When the withdrawal of stimulus occurs, the next step will be a tapering of asset purchases.
The Fed is willing to look through some transitory inflation.
Finally, the Fed will not be pre-emptive (which means they are going to be late).
The market has priced in too much tightening too quickly. The Fed is telling you that they aren’t going to go that quick, but few believe this.
Could the Fed be wrong and the economy end up being so strong they are forced to be “reactive?” Sure. But even if everything goes as well as the market believes, there is still a lot of tapering to do before the Fed even thinks about raising rates.
This continues to make me concerned about the USD, but bullish on risk assets.

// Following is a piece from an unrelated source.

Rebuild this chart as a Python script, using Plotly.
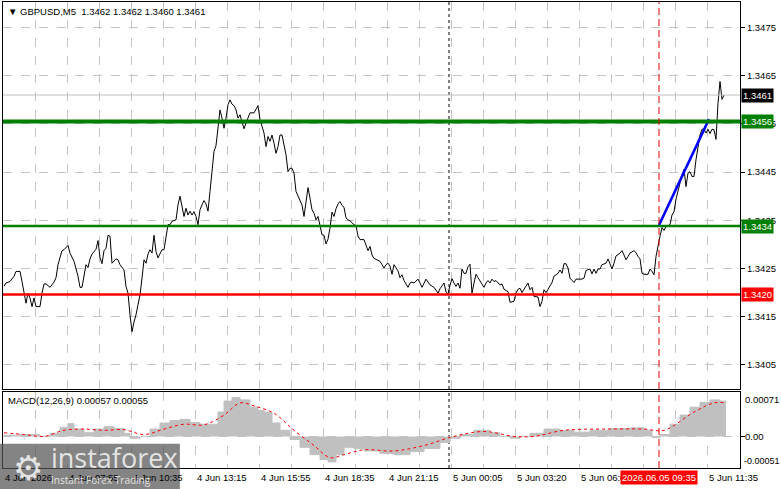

“The most successful companies no longer control supply but rather demand; moreover, that shift is not due to the actions of any one company but rather to the fundamentally changed structure of the market.... This is the critical insight: it has always been obvious that owning all customers is preferable to owning all suppliers; before the Internet, though, that was impossible. There was too much friction. In other words, the implication of the Internet is the enablement of new models that actually make much more sense, yet were previously unviable because of said friction.”
- Ben Thompson
"We are in the habit of imagining our lives to be linear, a long march from birth to death in which we mass our powers, only to surrender them again, all the while slowly losing our youthful beauty. This is a brutal untruth. Life meanders like a path through the woods. We have seasons when we flourish and seasons when the leaves fall from us, revealing our bare bones. Given time, they grow again."